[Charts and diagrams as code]
---

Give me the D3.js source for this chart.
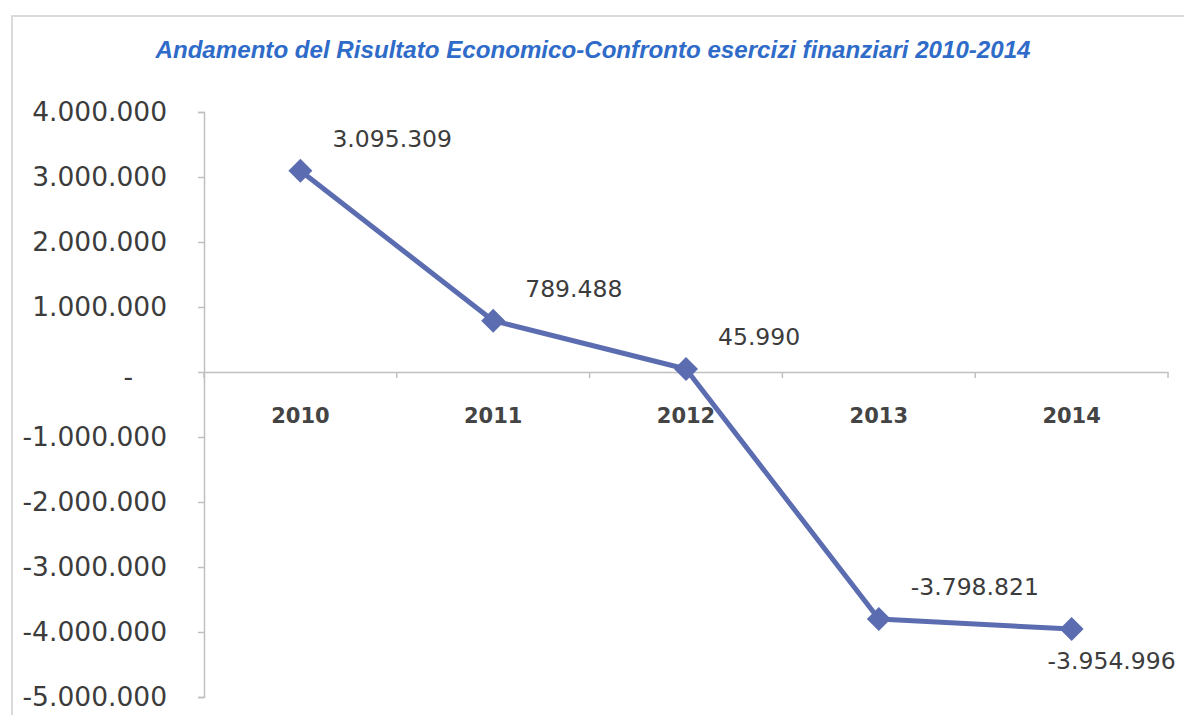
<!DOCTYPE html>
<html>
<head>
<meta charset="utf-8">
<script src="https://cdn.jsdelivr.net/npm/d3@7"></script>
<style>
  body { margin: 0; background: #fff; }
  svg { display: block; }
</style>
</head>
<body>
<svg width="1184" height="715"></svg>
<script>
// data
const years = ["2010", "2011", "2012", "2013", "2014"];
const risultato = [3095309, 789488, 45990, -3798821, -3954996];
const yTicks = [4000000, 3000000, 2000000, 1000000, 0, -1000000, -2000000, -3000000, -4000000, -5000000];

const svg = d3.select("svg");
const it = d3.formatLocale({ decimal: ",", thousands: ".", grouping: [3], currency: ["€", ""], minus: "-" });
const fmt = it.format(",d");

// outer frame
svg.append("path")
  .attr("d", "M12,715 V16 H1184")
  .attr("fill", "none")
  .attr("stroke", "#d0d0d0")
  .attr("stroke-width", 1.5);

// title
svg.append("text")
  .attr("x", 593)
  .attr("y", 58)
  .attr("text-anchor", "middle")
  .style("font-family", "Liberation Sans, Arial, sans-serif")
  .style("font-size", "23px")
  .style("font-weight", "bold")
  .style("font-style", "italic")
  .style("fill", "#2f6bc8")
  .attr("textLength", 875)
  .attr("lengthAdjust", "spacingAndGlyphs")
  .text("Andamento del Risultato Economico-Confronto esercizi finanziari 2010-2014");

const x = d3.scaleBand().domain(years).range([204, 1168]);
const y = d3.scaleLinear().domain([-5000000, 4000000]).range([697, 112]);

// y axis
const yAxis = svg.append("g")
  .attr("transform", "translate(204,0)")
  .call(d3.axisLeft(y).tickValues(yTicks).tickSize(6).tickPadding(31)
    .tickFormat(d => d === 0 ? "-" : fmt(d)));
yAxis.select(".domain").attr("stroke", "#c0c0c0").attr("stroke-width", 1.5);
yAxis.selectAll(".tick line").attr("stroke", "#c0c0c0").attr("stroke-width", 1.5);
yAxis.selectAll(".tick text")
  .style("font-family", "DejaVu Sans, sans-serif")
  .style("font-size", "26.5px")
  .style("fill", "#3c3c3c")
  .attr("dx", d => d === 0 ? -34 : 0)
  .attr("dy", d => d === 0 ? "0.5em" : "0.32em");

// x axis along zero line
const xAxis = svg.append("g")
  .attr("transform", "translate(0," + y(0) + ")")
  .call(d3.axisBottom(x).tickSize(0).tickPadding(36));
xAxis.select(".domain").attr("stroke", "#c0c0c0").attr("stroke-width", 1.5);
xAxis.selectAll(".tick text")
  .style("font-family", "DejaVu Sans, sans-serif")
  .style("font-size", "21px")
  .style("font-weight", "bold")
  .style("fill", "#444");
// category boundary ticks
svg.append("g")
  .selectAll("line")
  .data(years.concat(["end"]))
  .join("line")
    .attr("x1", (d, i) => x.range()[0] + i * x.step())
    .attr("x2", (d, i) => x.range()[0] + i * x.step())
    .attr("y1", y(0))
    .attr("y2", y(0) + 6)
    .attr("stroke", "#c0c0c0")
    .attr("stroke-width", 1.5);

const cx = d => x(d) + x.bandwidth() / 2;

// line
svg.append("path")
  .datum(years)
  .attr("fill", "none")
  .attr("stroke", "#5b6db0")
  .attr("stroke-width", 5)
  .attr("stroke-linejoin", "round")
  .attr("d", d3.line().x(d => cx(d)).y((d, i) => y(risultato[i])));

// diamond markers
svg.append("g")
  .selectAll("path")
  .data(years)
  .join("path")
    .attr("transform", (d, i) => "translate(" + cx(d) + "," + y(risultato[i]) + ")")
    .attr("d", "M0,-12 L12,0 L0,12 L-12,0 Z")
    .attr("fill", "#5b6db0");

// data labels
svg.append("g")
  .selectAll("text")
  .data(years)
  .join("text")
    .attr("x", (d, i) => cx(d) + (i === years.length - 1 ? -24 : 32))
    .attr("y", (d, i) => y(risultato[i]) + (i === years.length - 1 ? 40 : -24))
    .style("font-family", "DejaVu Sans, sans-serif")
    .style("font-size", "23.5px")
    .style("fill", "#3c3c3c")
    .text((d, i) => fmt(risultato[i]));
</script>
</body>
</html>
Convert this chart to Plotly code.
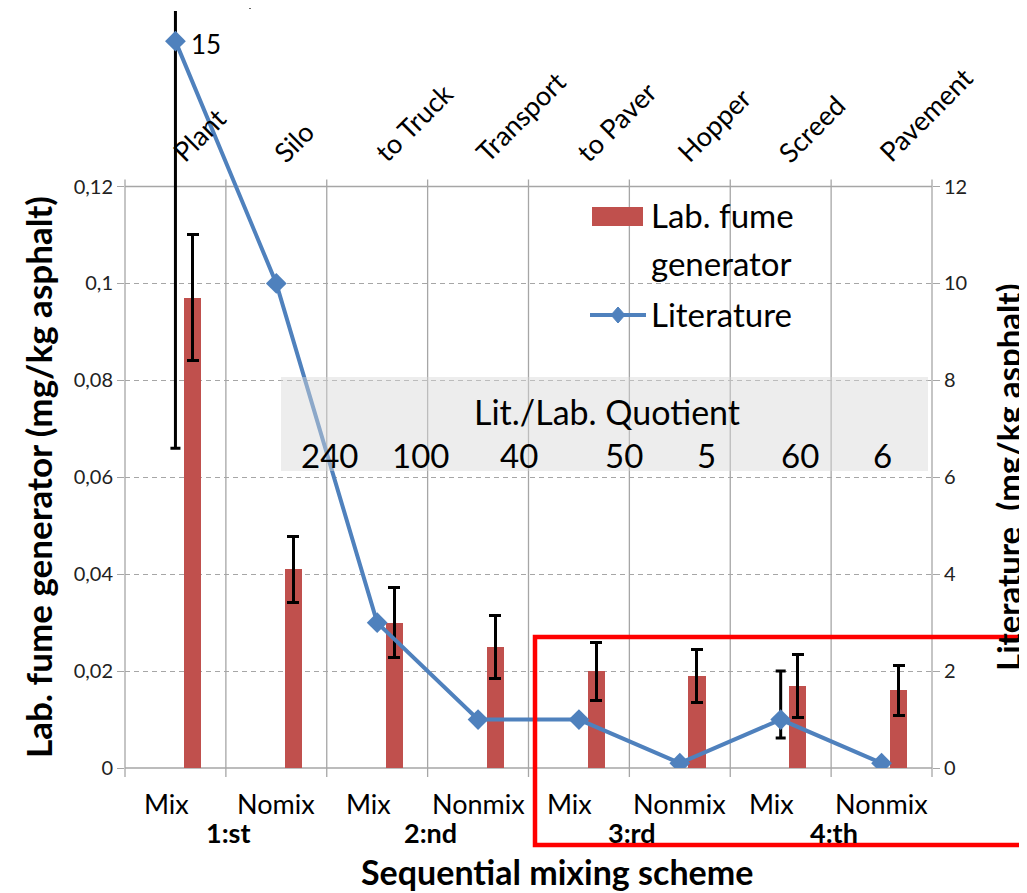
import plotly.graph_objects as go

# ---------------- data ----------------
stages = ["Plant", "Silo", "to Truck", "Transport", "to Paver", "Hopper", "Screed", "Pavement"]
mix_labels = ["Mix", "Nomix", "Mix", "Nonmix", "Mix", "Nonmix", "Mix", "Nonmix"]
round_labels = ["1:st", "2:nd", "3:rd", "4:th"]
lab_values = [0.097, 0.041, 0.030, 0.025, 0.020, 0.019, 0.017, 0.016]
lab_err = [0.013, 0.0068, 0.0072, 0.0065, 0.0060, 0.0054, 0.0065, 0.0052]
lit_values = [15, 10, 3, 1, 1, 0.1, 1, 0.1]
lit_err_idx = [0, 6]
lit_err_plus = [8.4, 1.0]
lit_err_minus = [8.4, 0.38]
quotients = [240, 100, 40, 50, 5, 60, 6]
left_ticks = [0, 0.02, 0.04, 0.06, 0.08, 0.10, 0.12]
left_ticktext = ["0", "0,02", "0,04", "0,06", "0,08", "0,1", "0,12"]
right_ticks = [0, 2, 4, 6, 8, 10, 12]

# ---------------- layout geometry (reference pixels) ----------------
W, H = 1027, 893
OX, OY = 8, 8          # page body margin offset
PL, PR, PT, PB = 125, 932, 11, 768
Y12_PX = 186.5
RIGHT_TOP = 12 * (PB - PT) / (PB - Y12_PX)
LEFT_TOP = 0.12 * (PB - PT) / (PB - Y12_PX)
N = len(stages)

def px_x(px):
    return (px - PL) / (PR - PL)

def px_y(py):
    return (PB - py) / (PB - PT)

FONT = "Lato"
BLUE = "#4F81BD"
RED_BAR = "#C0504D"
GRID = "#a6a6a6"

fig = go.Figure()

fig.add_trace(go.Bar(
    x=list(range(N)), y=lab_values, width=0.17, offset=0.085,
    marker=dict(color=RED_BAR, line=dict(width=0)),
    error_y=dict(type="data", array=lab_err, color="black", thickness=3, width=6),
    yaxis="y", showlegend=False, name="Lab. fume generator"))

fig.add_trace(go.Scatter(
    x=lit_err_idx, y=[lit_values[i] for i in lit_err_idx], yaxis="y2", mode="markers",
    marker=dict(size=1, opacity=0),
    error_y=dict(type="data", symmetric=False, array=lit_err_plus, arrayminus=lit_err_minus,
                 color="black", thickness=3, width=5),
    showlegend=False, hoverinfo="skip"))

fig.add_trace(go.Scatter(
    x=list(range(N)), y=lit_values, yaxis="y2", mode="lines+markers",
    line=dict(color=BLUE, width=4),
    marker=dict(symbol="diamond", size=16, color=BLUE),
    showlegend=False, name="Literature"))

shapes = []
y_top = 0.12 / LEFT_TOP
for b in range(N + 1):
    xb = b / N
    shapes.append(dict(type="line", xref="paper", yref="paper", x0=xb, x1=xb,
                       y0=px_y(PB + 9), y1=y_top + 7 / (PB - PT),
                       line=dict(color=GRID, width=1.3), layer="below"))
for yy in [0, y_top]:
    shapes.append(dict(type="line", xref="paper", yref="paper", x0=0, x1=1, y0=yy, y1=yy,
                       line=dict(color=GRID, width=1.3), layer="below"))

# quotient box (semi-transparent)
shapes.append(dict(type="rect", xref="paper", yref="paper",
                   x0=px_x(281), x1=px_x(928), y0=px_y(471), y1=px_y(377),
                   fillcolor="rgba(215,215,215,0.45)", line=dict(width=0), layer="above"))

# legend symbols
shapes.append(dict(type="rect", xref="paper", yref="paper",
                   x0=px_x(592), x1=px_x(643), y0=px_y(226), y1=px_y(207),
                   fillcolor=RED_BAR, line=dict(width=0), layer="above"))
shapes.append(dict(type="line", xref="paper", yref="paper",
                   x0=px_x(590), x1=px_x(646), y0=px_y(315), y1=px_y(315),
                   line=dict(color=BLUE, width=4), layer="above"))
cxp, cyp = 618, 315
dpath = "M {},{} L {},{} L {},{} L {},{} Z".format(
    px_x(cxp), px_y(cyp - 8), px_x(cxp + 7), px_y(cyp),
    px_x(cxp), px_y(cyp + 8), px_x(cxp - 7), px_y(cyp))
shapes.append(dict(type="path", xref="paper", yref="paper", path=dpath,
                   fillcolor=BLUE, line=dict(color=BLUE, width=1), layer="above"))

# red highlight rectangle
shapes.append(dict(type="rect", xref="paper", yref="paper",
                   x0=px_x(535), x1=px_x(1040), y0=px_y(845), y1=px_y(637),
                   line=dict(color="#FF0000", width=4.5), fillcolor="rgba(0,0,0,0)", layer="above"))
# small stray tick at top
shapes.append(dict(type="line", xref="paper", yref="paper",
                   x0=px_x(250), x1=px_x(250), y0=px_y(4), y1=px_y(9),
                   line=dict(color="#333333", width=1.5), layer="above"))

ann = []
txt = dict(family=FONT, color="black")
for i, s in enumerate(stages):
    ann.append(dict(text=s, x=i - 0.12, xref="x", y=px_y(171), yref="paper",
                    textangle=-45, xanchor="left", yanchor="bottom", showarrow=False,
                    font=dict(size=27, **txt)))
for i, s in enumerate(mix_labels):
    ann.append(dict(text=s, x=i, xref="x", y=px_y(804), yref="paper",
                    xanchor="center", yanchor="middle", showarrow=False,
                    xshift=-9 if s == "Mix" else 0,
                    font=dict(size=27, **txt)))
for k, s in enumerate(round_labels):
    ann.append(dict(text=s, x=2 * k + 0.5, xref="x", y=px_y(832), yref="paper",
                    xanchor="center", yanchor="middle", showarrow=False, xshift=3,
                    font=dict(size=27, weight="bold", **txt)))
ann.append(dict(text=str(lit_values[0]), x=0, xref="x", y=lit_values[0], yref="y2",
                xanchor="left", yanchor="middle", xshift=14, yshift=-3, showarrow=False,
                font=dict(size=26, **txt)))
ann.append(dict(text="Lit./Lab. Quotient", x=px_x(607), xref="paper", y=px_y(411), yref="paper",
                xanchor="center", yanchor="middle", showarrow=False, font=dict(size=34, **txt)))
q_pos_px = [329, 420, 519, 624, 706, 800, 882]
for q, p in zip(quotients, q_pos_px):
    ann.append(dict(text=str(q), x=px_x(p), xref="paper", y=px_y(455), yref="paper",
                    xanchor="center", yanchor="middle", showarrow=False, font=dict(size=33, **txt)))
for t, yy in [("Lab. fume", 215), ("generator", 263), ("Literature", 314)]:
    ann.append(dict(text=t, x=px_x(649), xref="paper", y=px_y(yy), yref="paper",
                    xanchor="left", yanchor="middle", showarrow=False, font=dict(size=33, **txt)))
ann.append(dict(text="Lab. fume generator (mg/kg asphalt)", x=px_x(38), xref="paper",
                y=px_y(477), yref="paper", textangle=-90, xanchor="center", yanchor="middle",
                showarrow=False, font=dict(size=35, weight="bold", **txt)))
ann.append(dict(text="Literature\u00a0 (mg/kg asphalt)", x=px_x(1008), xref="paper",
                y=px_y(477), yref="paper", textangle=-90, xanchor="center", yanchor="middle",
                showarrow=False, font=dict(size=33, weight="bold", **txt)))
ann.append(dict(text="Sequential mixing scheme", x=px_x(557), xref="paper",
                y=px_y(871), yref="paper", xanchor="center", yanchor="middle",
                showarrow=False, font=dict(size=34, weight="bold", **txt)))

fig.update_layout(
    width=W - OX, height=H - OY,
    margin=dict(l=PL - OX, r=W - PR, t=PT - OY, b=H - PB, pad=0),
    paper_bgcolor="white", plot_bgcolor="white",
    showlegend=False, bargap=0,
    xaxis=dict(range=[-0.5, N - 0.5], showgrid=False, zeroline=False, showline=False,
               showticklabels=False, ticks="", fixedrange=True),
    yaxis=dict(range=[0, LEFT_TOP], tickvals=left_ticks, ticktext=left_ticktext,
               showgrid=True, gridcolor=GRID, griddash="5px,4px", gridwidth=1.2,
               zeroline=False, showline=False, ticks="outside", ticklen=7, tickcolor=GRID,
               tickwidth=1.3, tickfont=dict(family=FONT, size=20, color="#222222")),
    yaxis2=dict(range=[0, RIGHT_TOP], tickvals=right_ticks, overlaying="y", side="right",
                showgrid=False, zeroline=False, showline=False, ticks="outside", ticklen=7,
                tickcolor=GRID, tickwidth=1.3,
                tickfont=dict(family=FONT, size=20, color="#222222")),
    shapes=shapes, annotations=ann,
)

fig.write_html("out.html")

---

Do this => Of the lines above, copy only those from the one holding "Convert this chart to Plotly code." to the one holding "right_ticks = [0, 2, 4, 6, 8, 10, 12]", both included, and exclude every image.

Completed exercise =>
Convert this chart to Plotly code.
import plotly.graph_objects as go

# ---------------- data ----------------
stages = ["Plant", "Silo", "to Truck", "Transport", "to Paver", "Hopper", "Screed", "Pavement"]
mix_labels = ["Mix", "Nomix", "Mix", "Nonmix", "Mix", "Nonmix", "Mix", "Nonmix"]
round_labels = ["1:st", "2:nd", "3:rd", "4:th"]
lab_values = [0.097, 0.041, 0.030, 0.025, 0.020, 0.019, 0.017, 0.016]
lab_err = [0.013, 0.0068, 0.0072, 0.0065, 0.0060, 0.0054, 0.0065, 0.0052]
lit_values = [15, 10, 3, 1, 1, 0.1, 1, 0.1]
lit_err_idx = [0, 6]
lit_err_plus = [8.4, 1.0]
lit_err_minus = [8.4, 0.38]
quotients = [240, 100, 40, 50, 5, 60, 6]
left_ticks = [0, 0.02, 0.04, 0.06, 0.08, 0.10, 0.12]
left_ticktext = ["0", "0,02", "0,04", "0,06", "0,08", "0,1", "0,12"]
right_ticks = [0, 2, 4, 6, 8, 10, 12]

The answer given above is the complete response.